Farmers in Marsabit County are prepared for the anticipated heavy rains with farm preparations in full gear, even as the county government plans for a 10-ton subsidy of crop seed.
The county, which has experienced prolonged drought expects to put an estimated 6,000 acres of land under crop cultivation this season.
The coordinator of the Agriculture Sector Development Support Programme II (ASDSP) Patrick Nthenge said that 3,000 acres were previously under food crop farming, adding that local communities who are predominantly pastoralists have been guided to diversify into crop farming.
Nthenge pointed out that heavy rains have been forecasted for the region and urged farmers to ensure that their parcels of land are prepared for planting before the start of the rains.
‘The county government has availed tractors to enable farmers to plough their farms at a reasonable fee,’ he noted, urging them to make use of the service for increased production.
He said that the government was sourcing for seeds to distribute to needy farmers in order to boost production and make the county food secure.

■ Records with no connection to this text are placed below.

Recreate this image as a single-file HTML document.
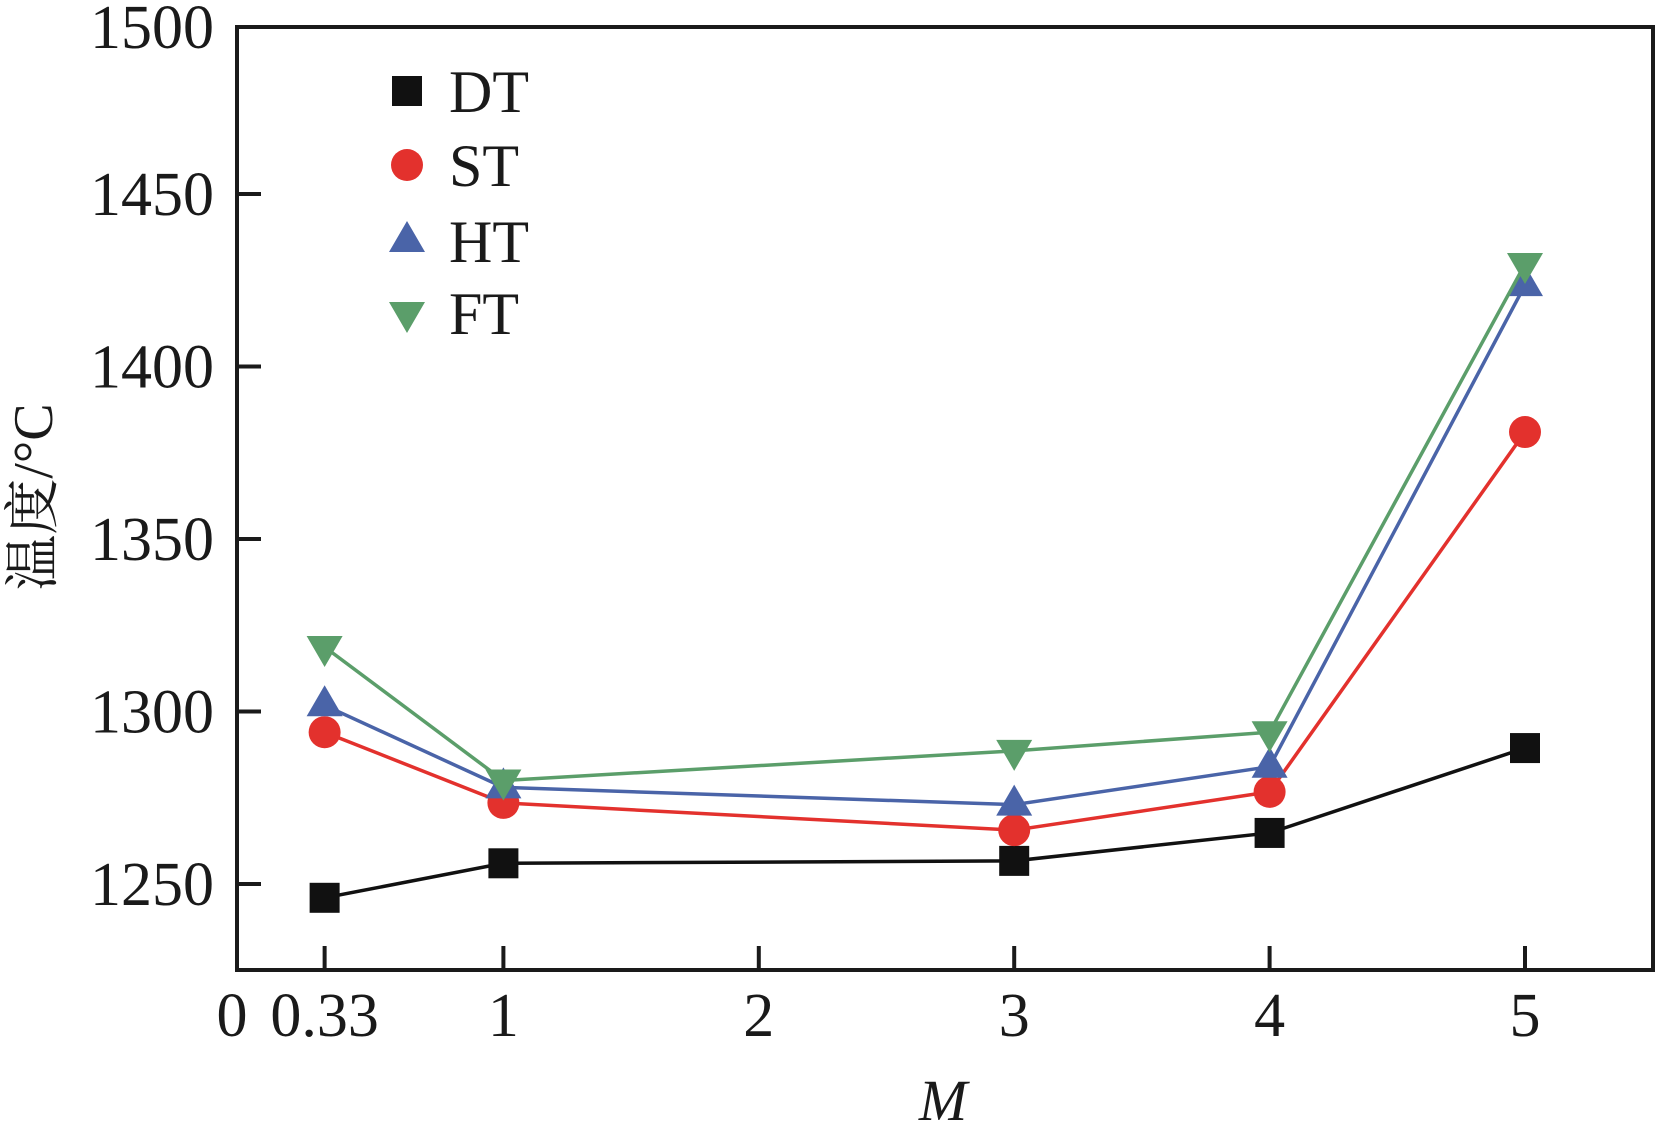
<!DOCTYPE html>
<html><head><meta charset="utf-8"><style>
html,body{margin:0;padding:0;background:#fff;}
svg text{font-family:"Liberation Serif","Noto Serif CJK SC",serif;fill:#1a1a1a;}
</style></head><body>
<svg id="chart" width="1656" height="1141" viewBox="0 0 1656 1141" xmlns="http://www.w3.org/2000/svg">
<g id="axes"></g>
<g id="series"></g>
<g id="legend"></g>
<text transform="translate(52,497) rotate(-90)" text-anchor="middle" font-size="56">温度/°C</text>
<text x="943" y="1120" text-anchor="middle" font-size="58" font-style="italic">M</text>
</svg>
<script>
const categories = ["0.33","1","3","4","5"];
const xPositions = [0.3, 1, 3, 4, 5];
const dtValues = [1246, 1256, 1256.7, 1264.8, 1289.4];
const stValues = [1294, 1273.5, 1265.6, 1276.7, 1381];
const htValues = [1301.8, 1278, 1273, 1284, 1423.6];
const ftValues = [1318.7, 1280, 1288.6, 1294, 1429.7];
const yTicks = [1250, 1300, 1350, 1400, 1450, 1500];
const xTicks = [0.3, 1, 2, 3, 4, 5];
const xTickLabels = ["0.33","1","2","3","4","5"];
const seriesNames = ["DT","ST","HT","FT"];

const NS="http://www.w3.org/2000/svg";
const L=237,R=1653,T=27,B=970;
function px(x){return 248+x*255.4;}
function py(v){return 884-(v-1250)*3.45;}
function mk(tag,attrs,parent){const e=document.createElementNS(NS,tag);for(const k in attrs)e.setAttribute(k,attrs[k]);parent.appendChild(e);return e;}
const axes=document.getElementById('axes');
const frame=mk('rect',{x:L,y:T,width:R-L,height:B-T,fill:'none',stroke:'#1a1a1a','stroke-width':4},axes);


yTicks.forEach(v=>{
  const y=py(v);
  if(y>T+5){const t=mk('line',{x1:L,x2:L+24,y1:y,y2:y,stroke:'#1a1a1a','stroke-width':4},axes);
  
  }
  const lab=mk('text',{x:214,y:Math.max(y,T)+21,'text-anchor':'end','font-size':62},axes);
  lab.textContent=v;
  
  
});
xTicks.forEach((v,i)=>{
  const x=px(v);
  const t=mk('line',{x1:x,x2:x,y1:B,y2:B-24,stroke:'#1a1a1a','stroke-width':4},axes);
  
  
  const lab=mk('text',{x:x,y:1036,'text-anchor':'middle','font-size':62},axes);
  lab.textContent=xTickLabels[i];
  
  
});
const zero=mk('text',{x:232,y:1036,'text-anchor':'middle','font-size':62},axes);
zero.textContent="0";



const colors={DT:'#111111',ST:'#e3312d',HT:'#4a64a8',FT:'#5b9e6a'};
function marker(type,x,y,parent){
  let e;
  if(type==='DT') e=mk('rect',{x:x-15,y:y-15,width:30,height:30,fill:colors.DT},parent);
  else if(type==='ST') e=mk('circle',{cx:x,cy:y,r:16,fill:colors.ST},parent);
  else if(type==='HT') e=mk('polygon',{points:`${x},${y-20} ${x-18},${y+11} ${x+18},${y+11}`,fill:colors.HT},parent);
  else e=mk('polygon',{points:`${x},${y+20} ${x-18},${y-11} ${x+18},${y-11}`,fill:colors.FT},parent);
  return e;
}
const sg=document.getElementById('series');
const allVals={DT:dtValues,ST:stValues,HT:htValues,FT:ftValues};
seriesNames.forEach(name=>{
  const vals=allVals[name];
  const g=mk('g',{},sg);
  
  
  const pts=vals.map((v,i)=>px(xPositions[i])+','+py(v)).join(' ');
  const line=mk('polyline',{points:pts,fill:'none',stroke:colors[name],'stroke-width':3.5},g);
  
  
  vals.forEach((v,i)=>{
    const m=marker(name,px(xPositions[i]),py(v),g);
    
    
  });
});
const lg=document.getElementById('legend');
const legY=[91,165,241,313];
seriesNames.forEach((name,i)=>{
  const g=mk('g',{},lg);
  
  
  marker(name,407,legY[i],g);
  const t=mk('text',{x:449,y:legY[i]+21,'font-size':60},g);
  t.textContent=name;
});
</script>
</body></html>
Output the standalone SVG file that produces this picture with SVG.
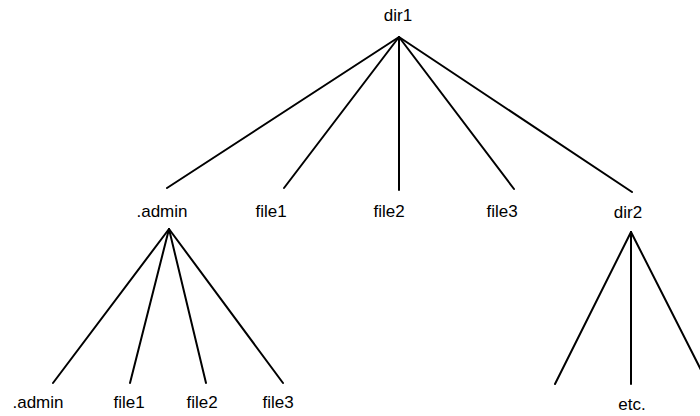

Nthenge who was speaking to KNA in Manyatta Afya area in Dakabaricha location of Saku constituency, when he assessed the readiness of farmers for the forecast El-Nino rains, said that there has been a challenge of shortage of fast maturing seed varieties, but which the county government had now managed to navigate.
‘There has been a shortage of the crop seeds suited for semi-arid areas like our county, but we have been able to source for our beneficiaries,’ he said, assuring the targeted farmers that they would be receiving their share in a week’s time.
The coordinator pointed out that much was being done to enable the local communities who have been hardest hit by negative effects of climate change to build resilience and that an assortment of crop seeds including maize, beans, green grams and cow peas would be distributed to the farmers.
However, the subsidy would not be adequate and able famers are encouraged to source for more seeds.
Nthenge further described the failure by local agro-vet shop operators to stock the required seeds as the major drawback to the endeavor and challenged them to reverse the trend.
He said that farm inputs were the biggest bottleneck to the redoubled effort by local farmers to maximize production and called on the operators to make farm inputs readily available.
A farmer at Manyatta Afya, Omar Moyo whom KNA found planting maize using a walking tractor said he was unable to get the maize seed varieties for the drylands from stockists in Marsabit town.
Moyo said farmers were forced to use uncertified seeds secured from their previous harvest because they do not want to be late in planting and asked the government to make the subsidized seeds available before the onset of the rains.
He expressed fear that the El-Nino rains may cause destruction like flooding, soil erosion and landslides and asked the relevant authorities to sensitize residents about the extraordinary rains.
Farmers decried the poor state of feeder roads in the area and urged the government to address the problem before the El-Nino rains expected next month.
‘We are also anxious that the forecast heavy and prolonged rain might lead to an upsurge of diseases like malaria and that is why we are asking the government to make preparations on how to deal with it,’ said Moyo.
He called on the government to make arrangements to help farmers in marketing their anticipated good harvest saying brokers have always been a challenge to them.
However, Nthenge assured the farmers that strategies were being put in place to ensure that farmers are shielded from pre- and post-harvest losses.